Investors are watching for further developments on stimulus for the U.S. economy and on trade tensions between Beijing and Washington. Trade talks between the countries are planned for Friday, to be held virtually due to the coronavirus pandemic.

The future contract for the Dow industrials gained 0.3% while that for the S&P 500 was flat. In Europe, Germany's DAX was up 0.1% at 12,691 while the CAC 40 in France added 0.4% to 4,909. Britain's FTSE 100 picked up 0.3% to 6,052.

“It has been an unusually risk-friendly start to the Monday proceedings, but there is still a lot of wood to be chopped on the U.S. stimulus deal, while Aug. 15 trade talks loom ominously," Stephen Innes of AxiCorp said in a commentary.

Stock prices fell in Hong Kong after the authorities arrested pro-democracy media tycoon Jimmy Lai and some of his associates on suspicion of collusion with foreign powers.

The Hang Seng index dropped 0.6% to 24,377.43.

Lai was arrested Monday under the city’s national security law and posts on Twitter showed him being taken away by police, as dozens of uniformed police searched the headquarters of his newspaper, Apple Daily.

The national security law that came into effect June 30 is widely seen as a means to curb dissent after anti-government protests rocked Hong Kong last year. It has raised questions over whether and to what extent Communist Party leaders in Beijing will respect the “one-party, two-systems" arrangement promised to the former British colony for a half-century after China took control of the semi-autonomous in 1997.

Meanwhile, China imposed sanctions on 11 Americans, exactly equaling the number of Hong Kong and Chinese officials placed on a sanctions list by the U.S. last week over the crackdown.

Elsewhere in Asia, South Korea's Kospi jumped 1.5% to 2,386.38 and the S&P/ASX 200 in Australia surged 1.8% to 6,110.20. The Shanghai Composite index advanced 0.8% to 3,379.25.

China reported its consumer price index rose to 2.7% in July from 2.5% in June as flooding disrupted farming across much of the country, pushing food prices higher. But producer prices and core inflation, which exclude food and energy prices, fell to a ten-year low of 0.5%, reflecting continued weakness amid the pandemic.

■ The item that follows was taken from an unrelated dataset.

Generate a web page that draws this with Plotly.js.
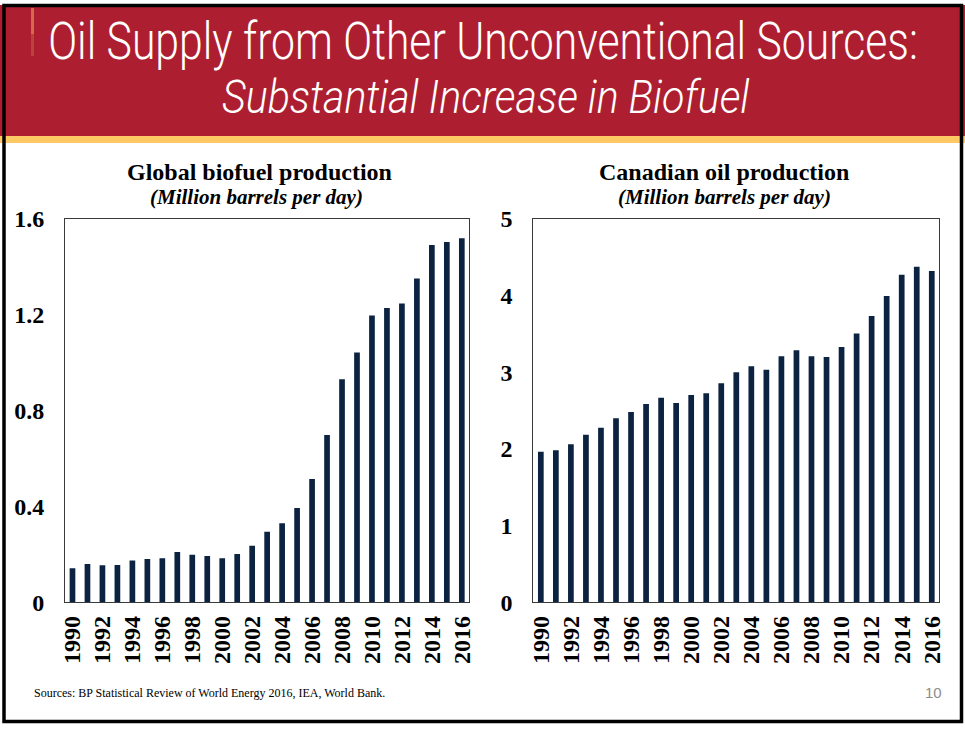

Sentiment on Wall Street was lifted Friday by positive U.S. jobs data, with U.S. employers adding nearly 1.8 million jobs last month, about 185,000 more than economists had forecast.

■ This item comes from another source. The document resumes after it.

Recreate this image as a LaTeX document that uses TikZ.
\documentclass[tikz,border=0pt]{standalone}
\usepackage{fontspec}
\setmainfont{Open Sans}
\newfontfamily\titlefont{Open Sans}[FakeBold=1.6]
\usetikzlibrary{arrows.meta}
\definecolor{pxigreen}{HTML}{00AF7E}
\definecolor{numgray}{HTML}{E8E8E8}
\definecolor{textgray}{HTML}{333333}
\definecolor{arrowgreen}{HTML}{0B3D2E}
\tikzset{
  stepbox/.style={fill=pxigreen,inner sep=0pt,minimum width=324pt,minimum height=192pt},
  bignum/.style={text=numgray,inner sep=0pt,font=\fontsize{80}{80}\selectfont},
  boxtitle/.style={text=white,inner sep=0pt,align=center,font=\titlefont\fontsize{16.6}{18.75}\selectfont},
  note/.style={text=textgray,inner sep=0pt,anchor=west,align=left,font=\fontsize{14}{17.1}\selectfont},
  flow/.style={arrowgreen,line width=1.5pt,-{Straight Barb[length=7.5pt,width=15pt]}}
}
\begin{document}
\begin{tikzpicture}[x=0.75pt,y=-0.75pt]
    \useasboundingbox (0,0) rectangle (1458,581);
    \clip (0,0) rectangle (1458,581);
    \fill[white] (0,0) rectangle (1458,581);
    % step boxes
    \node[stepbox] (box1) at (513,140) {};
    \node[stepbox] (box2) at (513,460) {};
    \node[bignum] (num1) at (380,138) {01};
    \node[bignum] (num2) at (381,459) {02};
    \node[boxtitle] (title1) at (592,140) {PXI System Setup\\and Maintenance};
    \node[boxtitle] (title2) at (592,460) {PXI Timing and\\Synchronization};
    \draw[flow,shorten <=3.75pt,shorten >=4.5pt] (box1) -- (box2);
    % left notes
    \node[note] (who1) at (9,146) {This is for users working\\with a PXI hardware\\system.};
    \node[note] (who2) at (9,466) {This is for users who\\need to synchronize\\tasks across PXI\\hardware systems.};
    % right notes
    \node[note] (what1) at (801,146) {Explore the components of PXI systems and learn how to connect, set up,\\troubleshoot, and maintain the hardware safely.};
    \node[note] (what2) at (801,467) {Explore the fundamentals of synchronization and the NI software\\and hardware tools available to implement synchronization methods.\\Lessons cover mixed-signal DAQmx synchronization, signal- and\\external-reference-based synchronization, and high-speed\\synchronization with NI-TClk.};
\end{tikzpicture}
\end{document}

The S&P 500 inched up 0.1% to 3,351.28 to eke out a sixth straight gain on Friday. It is within 1% of its record high set in February.

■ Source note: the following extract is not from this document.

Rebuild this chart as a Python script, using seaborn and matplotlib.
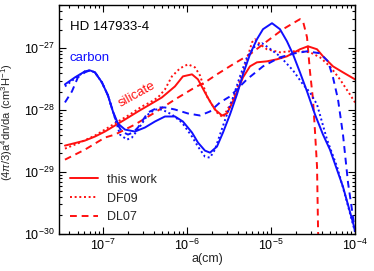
import numpy as np
import pandas as pd
import matplotlib
matplotlib.use("Agg")
import matplotlib.pyplot as plt
from matplotlib.lines import Line2D
import seaborn as sns

# values, as log10(a / cm) and log10((4pi/3) a^4 dn/da)
si_this_loga = [-7.452, -7.214, -7.095, -6.976, -6.857, -6.738, -6.583, -6.440, -6.298, -6.143,
                -6.048, -5.940, -5.869, -5.786, -5.726, -5.667, -5.583, -5.524, -5.452, -5.333,
                -5.250, -5.167, -5.048, -4.929, -4.810, -4.655, -4.560, -4.452, -4.381, -4.262,
                -4.143, -4.000]
si_this_logy = [-28.572, -28.491, -28.426, -28.345, -28.248, -28.151, -28.021, -27.908, -27.794, -27.616,
                -27.454, -27.421, -27.502, -27.713, -27.859, -27.989, -28.086, -28.053, -27.859, -27.470,
                -27.292, -27.227, -27.211, -27.178, -27.130, -27.016, -26.968, -27.016, -27.130, -27.292,
                -27.389, -27.502]

si_df09_loga = [-7.452, -7.274, -7.095, -6.976, -6.821, -6.679, -6.536, -6.440, -6.345, -6.262,
                -6.179, -6.083, -5.988, -5.905, -5.845, -5.762, -5.643, -5.571, -5.452, -5.310,
                -5.226, -5.190, -5.131, -5.048, -4.893, -4.774, -4.655, -4.536, -4.417, -4.298,
                -4.179, -4.060, -4.000]
si_df09_logy = [-28.621, -28.523, -28.410, -28.313, -28.183, -28.070, -27.940, -27.875, -27.794, -27.665,
                -27.454, -27.324, -27.259, -27.308, -27.438, -27.778, -28.037, -28.118, -27.827, -27.292,
                -26.903, -26.854, -26.935, -27.016, -27.065, -27.049, -27.049, -27.065, -27.146, -27.292,
                -27.502, -27.746, -27.875]

si_dl07_loga = [-7.452, -7.214, -6.976, -6.857, -6.619, -6.381, -6.143, -5.905, -5.786, -5.643,
                -5.452, -5.250, -5.048, -4.857, -4.655, -4.619, -4.571, -4.536, -4.500, -4.476,
                -4.452, -4.435]
si_dl07_logy = [-28.799, -28.637, -28.442, -28.394, -28.232, -28.037, -27.827, -27.632, -27.551, -27.421,
                -27.259, -27.097, -26.887, -26.692, -26.530, -26.562, -26.822, -27.373, -27.827, -28.345,
                -28.912, -30.300]

c_this_loga = [-7.452, -7.333, -7.214, -7.155, -7.095, -7.012, -6.940, -6.881, -6.821, -6.738,
               -6.619, -6.500, -6.381, -6.262, -6.143, -6.048, -5.940, -5.869, -5.786, -5.726,
               -5.643, -5.571, -5.488, -5.405, -5.333, -5.250, -5.167, -5.095, -4.988, -4.893,
               -4.810, -4.738, -4.655, -4.571, -4.476, -4.381, -4.298, -4.143, -4.000]
c_this_logy = [-27.583, -27.470, -27.373, -27.357, -27.389, -27.551, -27.762, -28.021, -28.216, -28.313,
               -28.345, -28.280, -28.183, -28.102, -28.102, -28.183, -28.361, -28.523, -28.653, -28.686,
               -28.588, -28.361, -28.070, -27.746, -27.421, -27.097, -26.854, -26.692, -26.595, -26.692,
               -26.887, -27.097, -27.389, -27.697, -28.070, -28.394, -28.637, -29.237, -29.934]

c_df09_loga = [-7.452, -7.333, -7.214, -7.155, -7.095, -7.012, -6.940, -6.881, -6.833, -6.798,
               -6.714, -6.655, -6.583, -6.464, -6.381, -6.298, -6.179, -6.060, -5.940, -5.869,
               -5.786, -5.726, -5.667, -5.607, -5.524, -5.452, -5.369, -5.286, -5.190, -5.107,
               -5.036, -4.893, -4.738, -4.619, -4.536, -4.452, -4.333, -4.214, -4.119, -4.000]
c_df09_logy = [-27.616, -27.486, -27.373, -27.357, -27.389, -27.551, -27.762, -28.021, -28.232, -28.394,
               -28.475, -28.442, -28.313, -28.070, -27.989, -27.989, -28.070, -28.199, -28.426, -28.588,
               -28.750, -28.767, -28.637, -28.394, -28.070, -27.794, -27.454, -27.146, -26.968, -26.919,
               -26.984, -27.130, -27.357, -27.583, -27.713, -27.908, -28.475, -28.912, -29.366, -29.966]

c_dl07_loga = [-7.452, -7.369, -7.298, -7.214, -7.155, -7.095, -7.012, -6.940, -6.881, -6.833,
               -6.774, -6.702, -6.643, -6.583, -6.464, -6.345, -6.262, -6.143, -5.988, -5.845,
               -5.726, -5.607, -5.488, -5.286, -5.095, -4.893, -4.714, -4.571, -4.417, -4.321,
               -4.262, -4.202, -4.143, -4.083, -4.036, -4.000]
c_dl07_logy = [-27.875, -27.697, -27.470, -27.389, -27.357, -27.389, -27.551, -27.762, -28.021, -28.216,
               -28.345, -28.394, -28.361, -28.280, -28.037, -27.956, -27.956, -27.989, -28.053, -28.086,
               -28.021, -27.875, -27.778, -27.502, -27.292, -27.146, -27.081, -27.049, -27.081, -27.211,
               -27.470, -27.827, -28.394, -29.172, -29.609, -29.966]

models = ["this work", "DF09", "DL07"]
model_dashes = {"this work": "", "DF09": (1, 1.4), "DL07": (3.5, 2.5)}
colors = {"silicate": "#ff1010", "carbon": "#1010ff"}
x_ticks = [1e-7, 1e-6, 1e-5, 1e-4]
y_ticks = [1e-30, 1e-29, 1e-28, 1e-27]


def build_frame():
    series = [
        ("silicate", "this work", si_this_loga, si_this_logy),
        ("silicate", "DF09", si_df09_loga, si_df09_logy),
        ("silicate", "DL07", si_dl07_loga, si_dl07_logy),
        ("carbon", "this work", c_this_loga, c_this_logy),
        ("carbon", "DF09", c_df09_loga, c_df09_logy),
        ("carbon", "DL07", c_dl07_loga, c_dl07_logy),
    ]
    parts = []
    for material, model, loga, logy in series:
        parts.append(pd.DataFrame({
            "a": np.power(10.0, loga),
            "y": np.power(10.0, logy),
            "material": material,
            "model": model,
            "curve": f"{material} {model}",
        }))
    return pd.concat(parts, ignore_index=True)


def main():
    sns.set_style("ticks")
    plt.rcParams["font.family"] = ["Liberation Sans", "DejaVu Sans"]
    plt.rcParams["mathtext.fontset"] = "custom"
    plt.rcParams["mathtext.rm"] = "Liberation Sans"
    plt.rcParams["mathtext.it"] = "Liberation Sans:italic"
    plt.rcParams["axes.linewidth"] = 1.0

    df = build_frame()

    fig = plt.figure(figsize=(3.74, 2.71), dpi=100)
    ax = fig.add_axes([59 / 374, 37 / 271, 296 / 374, 229 / 271])

    sns.lineplot(
        data=df, x="a", y="y", hue="material", style="model", units="curve",
        palette=colors, dashes=model_dashes, estimator=None, sort=False,
        linewidth=1.4, legend=False, ax=ax,
    )

    ax.set_xscale("log")
    ax.set_yscale("log")
    ax.set_xlim(3e-8, 1e-4)
    ax.set_ylim(1e-30, 5e-27)
    ax.set_xticks(x_ticks)
    ax.set_yticks(y_ticks)

    ax.tick_params(which="both", direction="in", top=True, right=True,
                   labelsize=9, colors="black", width=0.8)
    ax.tick_params(which="major", length=5, pad=3)
    ax.tick_params(which="minor", length=2.5)
    for s in ax.spines.values():
        s.set_color("black")

    ax.set_xlabel("a(cm)", fontsize=9, labelpad=0)
    ax.set_ylabel(r"(4$\pi$/3)a$^4$dn/da (cm$^3$H$^{-1}$)", fontsize=8)
    ax.yaxis.set_label_coords(-0.149, 0.49)

    ax.text(0.037, 0.905, "HD 147933-4", transform=ax.transAxes, fontsize=9.5,
            ha="left", va="center", color="black")
    ax.text(0.037, 0.77, "carbon", transform=ax.transAxes, fontsize=9.5,
            ha="left", va="center", color=colors["carbon"])
    ax.text(0.262, 0.607, "silicate", transform=ax.transAxes, fontsize=9.5,
            ha="center", va="center", rotation=29, color=colors["silicate"])

    handles = [
        Line2D([], [], color=colors["silicate"], lw=1.4, linestyle="-"),
        Line2D([], [], color=colors["silicate"], lw=1.4, dashes=model_dashes["DF09"]),
        Line2D([], [], color=colors["silicate"], lw=1.4, dashes=model_dashes["DL07"]),
    ]
    ax.legend(handles, models, loc="lower left", frameon=False, fontsize=9,
              handlelength=2.3, handletextpad=0.7, labelspacing=0.55,
              borderaxespad=0.5, borderpad=0.35)

    fig.savefig("out.png", dpi=100)


if __name__ == "__main__":
    main()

But uncertainty overhangs the markets, with the total number of confirmed coronavirus cases in the U.S. surpassing 5 million.

With Republicans and Democrats in Congress reportedly far apart late last week on stimulus legislation, Trump issued a set of four executive orders.

They call for:

—Continued payments of up to $400 a week of supplemental federal unemployment benefits for millions of Americans out of work during the outbreak.

—A payroll tax deferral that would allow employers to defer collecting the employee portion of the payroll tax, including the 6.2% Social Security tax on wages, effective Aug. 1 through the end of the year.

—The Treasury and Housing and Urban Development departments to find funds to help people struggling to pay their rent.

—Extension of a moratorium on student loans backed by the federal government that would have expired on Sept. 30 and that also forgave interest on the deferred payments.

Analysts questioned the impact of the orders, which appear certain to face legal challenges. Democrats called the move a pre-election ploy that would burden cash-strapped states, which may be expected to pick up more of the tab for unemployment benefits.

Trump issued the orders after congressional talks broke down. Democrats initially sought a $3.4 trillion package, but said they lowered their demand to $2 trillion. Republicans had proposed a $1 trillion plan.

Both the White House and congressional Democrats indicated Sunday they wanted to resume negotiations, but no talks were scheduled.

In other trading, U.S. benchmark crude oil gained 52 cents to $41.74 per barrel. Brent crude, the international standard for pricing, added 36 cents to $44.76 per barrel.

The dollar rose to 106.12 Japanese yen from 105.92 yen. The euro slipped to $1.1753 from $1.1789.